The vapor-liquid contact trays 16 can be used in processes to facilitate vapor and liquid interaction and to help cause vapor to disengage from a portion of the liquid before that portion of the liquid enters the downcomer. In use, vapor and liquid streams are charged to the area of the column 10 containing the trays. The liquid flows downwardly onto the liquid receiving area 58 of the tray and then flows across the tray where it interacts with vapor ascending through apertures 48 to form a two-phase mixture or froth. A portion of the vapor then disengages from the froth and ascends to the next overlying tray where it passes through apertures 48 for interaction with liquid flowing across that tray deck 40. Another portion of the vapor remains engaged with the liquid spilling over the weir 70. That part of the liquid that overflows the end portions 74 of
weir 70 flows downwardly into the sumps 60. As the liquid is descending into the sump, gravitational affects facilitate disengagement of the vapor from the liquid. As a result, the liquid discharged from the sumps 60 into the downcomer 50 is degassed to a greater extent than liquid entering the downcomer 50 from the center portion 72 of the weir 74. Because the liquid has reduced vapor content, increases in the liquid handling capacity of the downcomer can be obtained. In addition, because the sumps 60 feed into the downcomer rather than directly onto the underlying tray deck, the underlying portion of the tray deck can contain vapor apertures 48 without the disadvantage of liquid being forced to weep therethrough as a result of the liquid's downward momentum. The placement of vapor apertures in this underlying portion of the tray deck increases the active area and tray effectiveness. Liquid that descends through the downcomer 50 exits through discharge outlet 56 onto the underlying liquid receiving area 58 and then flows across the tray deck 40 for further vapor interaction.

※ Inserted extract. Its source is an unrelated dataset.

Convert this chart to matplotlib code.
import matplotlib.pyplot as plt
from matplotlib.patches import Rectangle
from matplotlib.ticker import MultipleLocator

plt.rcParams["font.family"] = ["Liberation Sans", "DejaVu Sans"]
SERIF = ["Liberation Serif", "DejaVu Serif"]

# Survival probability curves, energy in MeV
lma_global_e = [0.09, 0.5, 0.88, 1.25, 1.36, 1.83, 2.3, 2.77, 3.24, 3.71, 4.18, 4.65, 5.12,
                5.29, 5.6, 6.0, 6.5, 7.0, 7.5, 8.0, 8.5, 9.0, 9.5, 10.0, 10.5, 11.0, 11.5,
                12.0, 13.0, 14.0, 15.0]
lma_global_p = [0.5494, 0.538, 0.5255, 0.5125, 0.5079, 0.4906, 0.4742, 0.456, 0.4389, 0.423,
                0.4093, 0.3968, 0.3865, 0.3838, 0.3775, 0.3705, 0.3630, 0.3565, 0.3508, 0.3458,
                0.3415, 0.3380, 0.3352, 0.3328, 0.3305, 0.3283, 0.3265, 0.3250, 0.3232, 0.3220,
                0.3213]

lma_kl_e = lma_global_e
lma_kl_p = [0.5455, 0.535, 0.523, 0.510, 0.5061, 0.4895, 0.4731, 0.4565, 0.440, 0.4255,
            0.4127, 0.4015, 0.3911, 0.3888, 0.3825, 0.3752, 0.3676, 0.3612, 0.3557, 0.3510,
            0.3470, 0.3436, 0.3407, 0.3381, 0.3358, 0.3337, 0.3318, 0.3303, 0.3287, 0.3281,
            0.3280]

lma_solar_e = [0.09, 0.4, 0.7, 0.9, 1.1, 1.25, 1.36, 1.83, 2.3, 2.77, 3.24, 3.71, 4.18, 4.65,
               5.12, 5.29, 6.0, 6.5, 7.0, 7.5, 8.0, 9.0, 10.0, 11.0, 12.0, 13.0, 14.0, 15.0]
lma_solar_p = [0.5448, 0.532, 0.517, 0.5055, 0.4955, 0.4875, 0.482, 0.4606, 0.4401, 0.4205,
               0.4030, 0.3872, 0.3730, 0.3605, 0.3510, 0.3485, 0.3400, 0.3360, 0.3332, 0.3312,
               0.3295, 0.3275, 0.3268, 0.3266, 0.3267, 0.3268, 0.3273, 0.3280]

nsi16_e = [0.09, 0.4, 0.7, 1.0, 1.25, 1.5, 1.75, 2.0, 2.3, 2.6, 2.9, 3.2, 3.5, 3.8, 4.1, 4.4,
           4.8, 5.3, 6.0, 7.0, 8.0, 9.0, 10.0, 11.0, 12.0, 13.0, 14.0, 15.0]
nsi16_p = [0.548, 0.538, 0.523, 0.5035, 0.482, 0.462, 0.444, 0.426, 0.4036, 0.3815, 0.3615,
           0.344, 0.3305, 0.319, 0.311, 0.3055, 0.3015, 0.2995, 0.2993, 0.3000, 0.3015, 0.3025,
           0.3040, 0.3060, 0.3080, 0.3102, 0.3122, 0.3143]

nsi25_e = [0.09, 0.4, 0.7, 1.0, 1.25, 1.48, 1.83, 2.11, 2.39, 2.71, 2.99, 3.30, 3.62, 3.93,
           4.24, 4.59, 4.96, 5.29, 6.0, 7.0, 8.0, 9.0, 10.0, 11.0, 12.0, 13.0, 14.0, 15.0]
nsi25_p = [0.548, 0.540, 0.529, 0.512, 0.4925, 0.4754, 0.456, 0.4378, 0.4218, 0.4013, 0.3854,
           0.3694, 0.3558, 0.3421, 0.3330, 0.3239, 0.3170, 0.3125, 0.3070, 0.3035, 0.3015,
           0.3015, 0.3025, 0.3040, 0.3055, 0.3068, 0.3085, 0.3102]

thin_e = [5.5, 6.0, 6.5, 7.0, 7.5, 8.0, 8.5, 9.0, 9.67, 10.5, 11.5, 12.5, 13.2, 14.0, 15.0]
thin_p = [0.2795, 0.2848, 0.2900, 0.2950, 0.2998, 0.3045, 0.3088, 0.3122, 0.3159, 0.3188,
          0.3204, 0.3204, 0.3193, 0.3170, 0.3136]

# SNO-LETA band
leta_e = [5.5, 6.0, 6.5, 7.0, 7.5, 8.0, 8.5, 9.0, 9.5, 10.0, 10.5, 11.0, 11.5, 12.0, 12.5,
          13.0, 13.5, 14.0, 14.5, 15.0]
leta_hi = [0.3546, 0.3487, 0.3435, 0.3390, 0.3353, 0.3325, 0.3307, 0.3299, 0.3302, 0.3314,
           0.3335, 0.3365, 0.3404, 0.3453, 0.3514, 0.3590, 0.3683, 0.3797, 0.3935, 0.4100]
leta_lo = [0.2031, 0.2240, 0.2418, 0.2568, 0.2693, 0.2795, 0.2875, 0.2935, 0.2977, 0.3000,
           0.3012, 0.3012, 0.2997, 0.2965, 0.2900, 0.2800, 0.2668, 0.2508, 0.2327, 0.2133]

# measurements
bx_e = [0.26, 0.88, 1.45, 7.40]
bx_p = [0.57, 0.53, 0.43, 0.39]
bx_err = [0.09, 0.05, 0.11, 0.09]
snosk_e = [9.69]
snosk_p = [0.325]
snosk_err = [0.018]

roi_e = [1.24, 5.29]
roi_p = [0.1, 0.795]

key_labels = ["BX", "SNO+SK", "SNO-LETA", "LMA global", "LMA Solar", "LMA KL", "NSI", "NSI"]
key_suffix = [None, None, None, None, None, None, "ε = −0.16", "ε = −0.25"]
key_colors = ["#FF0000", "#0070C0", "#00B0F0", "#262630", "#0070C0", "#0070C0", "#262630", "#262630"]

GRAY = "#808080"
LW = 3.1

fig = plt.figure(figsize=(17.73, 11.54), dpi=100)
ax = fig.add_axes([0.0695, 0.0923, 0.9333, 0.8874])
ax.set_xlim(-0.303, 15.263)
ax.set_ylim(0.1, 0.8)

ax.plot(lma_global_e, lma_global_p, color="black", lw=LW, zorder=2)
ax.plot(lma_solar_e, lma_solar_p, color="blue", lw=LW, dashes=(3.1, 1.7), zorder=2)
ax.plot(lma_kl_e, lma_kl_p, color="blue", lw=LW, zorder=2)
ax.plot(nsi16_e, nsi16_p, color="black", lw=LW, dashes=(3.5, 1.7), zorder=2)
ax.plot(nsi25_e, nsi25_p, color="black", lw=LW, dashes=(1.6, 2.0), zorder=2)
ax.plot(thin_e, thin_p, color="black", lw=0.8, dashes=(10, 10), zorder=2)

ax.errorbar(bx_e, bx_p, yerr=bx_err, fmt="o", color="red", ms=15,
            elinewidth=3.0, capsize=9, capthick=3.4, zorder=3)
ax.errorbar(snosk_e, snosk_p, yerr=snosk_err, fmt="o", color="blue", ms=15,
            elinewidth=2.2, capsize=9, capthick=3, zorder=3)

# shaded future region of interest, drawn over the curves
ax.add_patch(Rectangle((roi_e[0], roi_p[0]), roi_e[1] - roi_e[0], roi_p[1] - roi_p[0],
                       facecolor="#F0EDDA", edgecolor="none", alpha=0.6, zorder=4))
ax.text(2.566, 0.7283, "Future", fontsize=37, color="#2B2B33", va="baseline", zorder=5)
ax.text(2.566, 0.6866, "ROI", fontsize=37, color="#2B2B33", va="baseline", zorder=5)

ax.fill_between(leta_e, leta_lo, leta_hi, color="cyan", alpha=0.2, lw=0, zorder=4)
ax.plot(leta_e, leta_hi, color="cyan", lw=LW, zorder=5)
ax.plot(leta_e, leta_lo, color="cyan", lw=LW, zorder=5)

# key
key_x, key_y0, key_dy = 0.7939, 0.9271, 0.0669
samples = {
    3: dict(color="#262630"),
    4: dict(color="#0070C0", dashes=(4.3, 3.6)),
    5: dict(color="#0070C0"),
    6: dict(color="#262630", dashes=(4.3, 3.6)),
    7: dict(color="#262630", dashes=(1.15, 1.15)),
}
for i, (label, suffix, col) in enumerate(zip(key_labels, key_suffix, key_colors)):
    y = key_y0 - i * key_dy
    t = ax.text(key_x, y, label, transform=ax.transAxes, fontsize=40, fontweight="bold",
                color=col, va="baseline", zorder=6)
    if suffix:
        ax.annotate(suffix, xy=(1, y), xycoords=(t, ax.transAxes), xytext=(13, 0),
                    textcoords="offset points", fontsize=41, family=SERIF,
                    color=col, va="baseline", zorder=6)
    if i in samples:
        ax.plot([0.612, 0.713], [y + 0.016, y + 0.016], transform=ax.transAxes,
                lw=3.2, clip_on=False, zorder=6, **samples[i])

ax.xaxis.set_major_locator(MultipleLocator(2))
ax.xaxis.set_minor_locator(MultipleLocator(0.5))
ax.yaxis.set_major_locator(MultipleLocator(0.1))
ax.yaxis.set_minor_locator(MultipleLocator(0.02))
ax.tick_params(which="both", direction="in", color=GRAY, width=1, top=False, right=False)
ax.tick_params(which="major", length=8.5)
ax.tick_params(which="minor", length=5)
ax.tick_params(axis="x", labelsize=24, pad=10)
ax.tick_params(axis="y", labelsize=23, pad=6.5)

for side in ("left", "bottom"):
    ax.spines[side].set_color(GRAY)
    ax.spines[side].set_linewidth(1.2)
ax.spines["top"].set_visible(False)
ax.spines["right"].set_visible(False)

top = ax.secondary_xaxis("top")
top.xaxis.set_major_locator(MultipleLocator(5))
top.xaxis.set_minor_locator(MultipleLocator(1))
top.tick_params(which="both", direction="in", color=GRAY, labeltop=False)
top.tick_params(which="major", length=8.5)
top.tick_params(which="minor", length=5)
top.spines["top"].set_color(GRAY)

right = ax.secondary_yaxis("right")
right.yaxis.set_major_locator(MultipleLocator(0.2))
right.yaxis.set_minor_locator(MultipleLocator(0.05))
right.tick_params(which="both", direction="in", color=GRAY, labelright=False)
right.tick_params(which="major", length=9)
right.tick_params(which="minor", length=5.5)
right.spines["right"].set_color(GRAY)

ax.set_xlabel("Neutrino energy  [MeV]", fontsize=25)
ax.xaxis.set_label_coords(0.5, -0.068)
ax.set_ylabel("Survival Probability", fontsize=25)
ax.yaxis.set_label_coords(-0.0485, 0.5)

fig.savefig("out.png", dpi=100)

Although the invention has been described with respect to a tray of a type known as a "single-pass" tray because the liquid flows as a single stream across the tray deck, the invention also applies to multiple-pass trays on which two or more streams flow into one or more downcomers. For example, in a two-pass tray a downcomer is positioned in the center of one tray and two downcomers are placed at opposite ends of the underlying tray. The liquid stream exiting the center downcomer is split into two streams that flow in opposite directions to the end downcomers on the underlying tray.

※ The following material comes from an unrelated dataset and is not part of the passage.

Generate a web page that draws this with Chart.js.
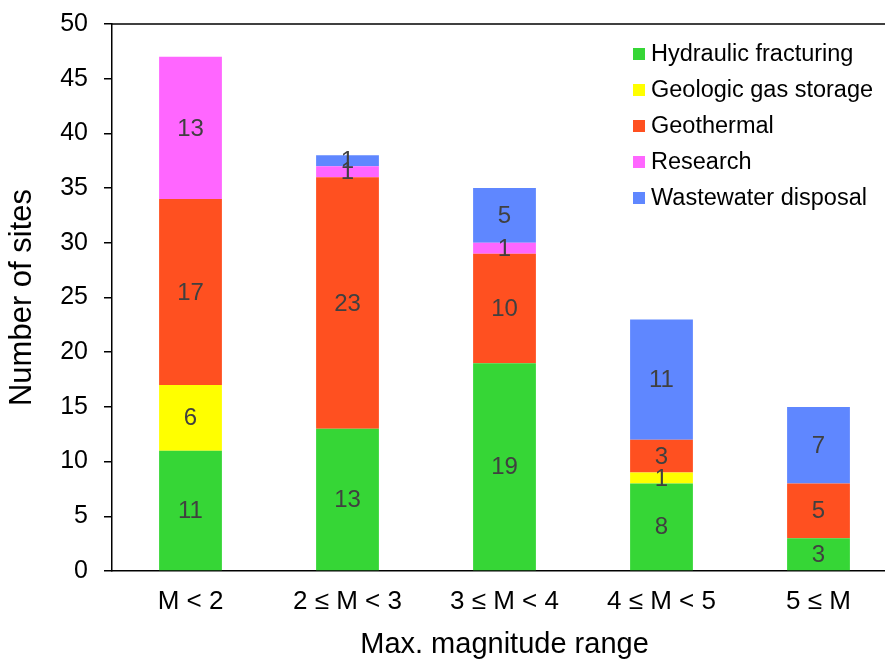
<!DOCTYPE html>
<html>
<head>
<meta charset="utf-8">
<script src="https://cdn.jsdelivr.net/npm/chart.js@4/dist/chart.umd.min.js"></script>
<style>
    body { margin: 0; overflow: hidden; background: #fff; }
    #wrap { width: 885px; height: 662px; overflow: hidden; }
</style>
</head>
<body>
<div id="wrap">
    <canvas id="magChart" width="900" height="662"></canvas>
</div>
<script>
// magnitude ranges on the x axis
const categories = ['M < 2', '2 \u2264 M < 3', '3 \u2264 M < 4', '4 \u2264 M < 5', '5 \u2264 M'];

// number of sites per type (null = none)
const hydraulicFracturing = [11, 13, 19, 8, 3];
const geologicGasStorage = [6, null, null, 1, null];
const geothermal = [17, 23, 10, 3, 5];
const research = [13, 1, 1, null, null];
const wastewaterDisposal = [null, 1, 5, 11, 7];

const yTicks = [0, 5, 10, 15, 20, 25, 30, 35, 40, 45, 50];

const fontName = '"Liberation Sans", Arial, sans-serif';

// labels inside each bar segment
const segmentLabels = {
    id: 'segmentLabels',
    afterDatasetsDraw(chart) {
        const ctx = chart.ctx;
        ctx.save();
        ctx.fillStyle = '#404040';
        ctx.font = '24px ' + fontName;
        ctx.textAlign = 'center';
        ctx.textBaseline = 'middle';
        chart.data.datasets.forEach((ds, i) => {
            const meta = chart.getDatasetMeta(i);
            meta.data.forEach((bar, j) => {
                const v = ds.data[j];
                if (!v) return;
                ctx.fillText(String(v), bar.x, (bar.y + bar.base) / 2 + 1);
            });
        });
        ctx.restore();
    }
};

// top frame line + legend inside the plot
const frameAndLegend = {
    id: 'frameAndLegend',
    afterDraw(chart) {
        const ctx = chart.ctx;
        const area = chart.chartArea;
        ctx.save();
        ctx.strokeStyle = '#000';
        ctx.lineWidth = 1.5;
        ctx.beginPath();
        ctx.moveTo(area.left, area.top);
        ctx.lineTo(area.right, area.top);
        ctx.stroke();

        ctx.font = '23.5px ' + fontName;
        ctx.textAlign = 'left';
        ctx.textBaseline = 'middle';
        const lx = area.right - 264;
        chart.data.datasets.forEach((ds, i) => {
            const ly = area.top + 30 + i * 36;
            ctx.fillStyle = ds.backgroundColor;
            ctx.fillRect(lx, ly - 6, 12, 12);
            ctx.fillStyle = '#000';
            ctx.fillText(ds.label, lx + 18, ly + 1);
        });
        ctx.restore();
    }
};

const ctx = document.getElementById('magChart').getContext('2d');

new Chart(ctx, {
    type: 'bar',
    data: {
        labels: categories,
        datasets: [
            { label: 'Hydraulic fracturing', data: hydraulicFracturing, backgroundColor: '#36d636' },
            { label: 'Geologic gas storage', data: geologicGasStorage, backgroundColor: '#ffff00' },
            { label: 'Geothermal', data: geothermal, backgroundColor: '#ff5020' },
            { label: 'Research', data: research, backgroundColor: '#ff66ff' },
            { label: 'Wastewater disposal', data: wastewaterDisposal, backgroundColor: '#5f87ff' }
        ]
    },
    options: {
        responsive: false,
        animation: false,
        devicePixelRatio: 1,
        layout: { padding: { top: 24, right: 3, left: 0, bottom: 0 } },
        datasets: {
            bar: { barPercentage: 1, categoryPercentage: 0.4, borderWidth: 0 }
        },
        plugins: {
            legend: { display: false },
            tooltip: { enabled: false }
        },
        scales: {
            x: {
                stacked: true,
                grid: { display: false, drawTicks: false },
                border: { display: true, color: '#000', width: 1.5 },
                ticks: { color: '#000', font: { size: 26, family: fontName }, padding: 15, maxRotation: 0 },
                title: {
                    display: true,
                    text: 'Max. magnitude range',
                    color: '#000',
                    font: { size: 29, family: fontName },
                    padding: { top: 0, bottom: 0 }
                },
                afterFit: s => { s.height = 91; s.paddingLeft = 0; s.paddingRight = 0; }
            },
            y: {
                stacked: true,
                min: 0,
                max: 50,
                afterBuildTicks: s => { s.ticks = yTicks.map(v => ({ value: v })); },
                grid: { drawOnChartArea: false, color: '#000', lineWidth: 1.5, tickLength: 8 },
                border: { display: true, color: '#000', width: 1.5 },
                ticks: { color: '#000', font: { size: 25, family: fontName }, padding: 16 },
                title: {
                    display: true,
                    text: 'Number of sites',
                    color: '#000',
                    font: { size: 31, family: fontName },
                    padding: { top: 4, bottom: 0 }
                },
                afterFit: s => { s.width = 112; s.paddingTop = 0; s.paddingBottom = 0; }
            }
        }
    },
    plugins: [segmentLabels, frameAndLegend]
});
</script>
</body>
</html>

The two streams are then conveyed downwardly to the next underlying tray and flow toward the center downcomer. Other modifications can also be made to the tray, such as having a raised liquid receiving area 58, and remain within the scope of the invention.

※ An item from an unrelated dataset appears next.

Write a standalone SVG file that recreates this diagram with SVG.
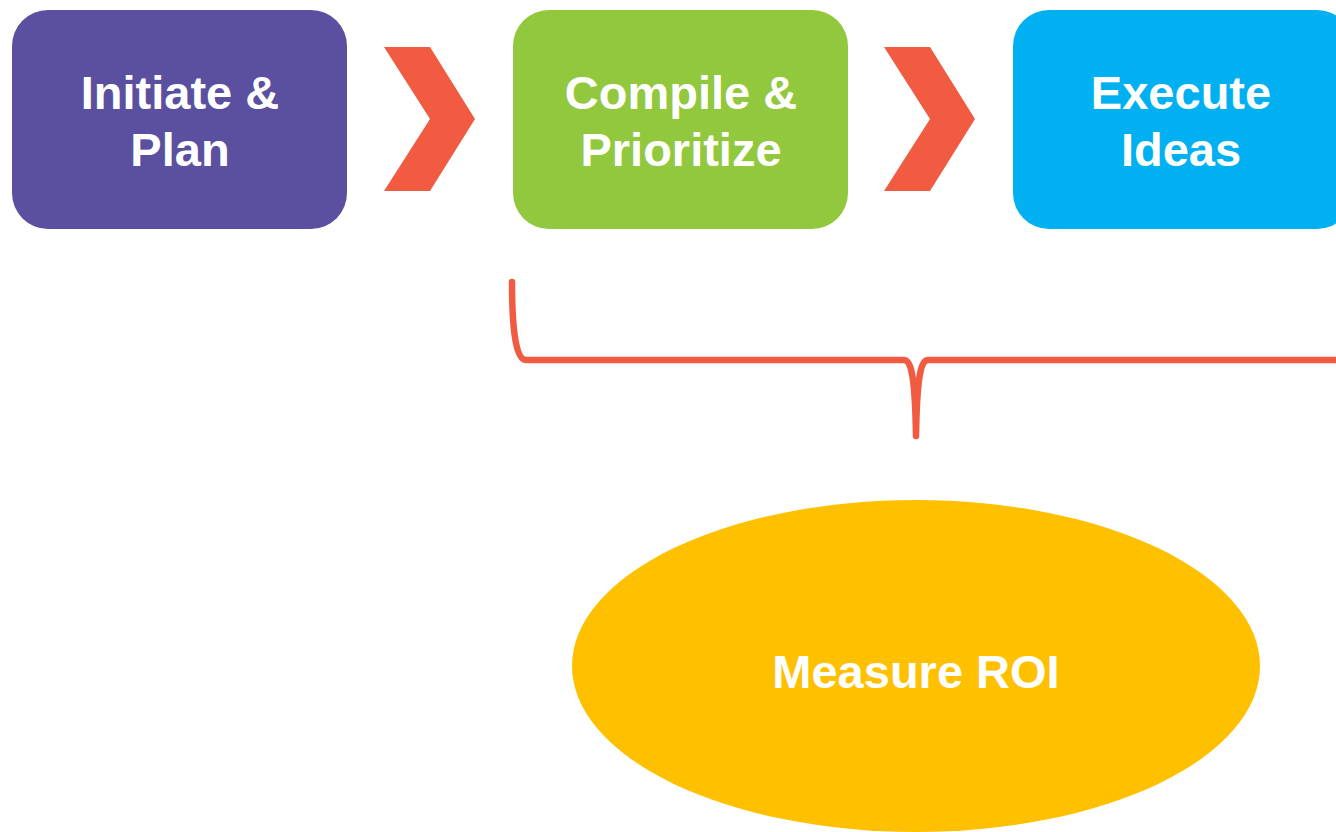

From the foregoing, it will be seen that this invention is one well adapted to attain all the ends and objects hereinabove set forth together with other advantages that are inherent to the structure.
It will be understood that certain features and subcombinations are of utility and may be employed without reference to other features and subcombinations. This is contemplated by and is within the scope of the claims.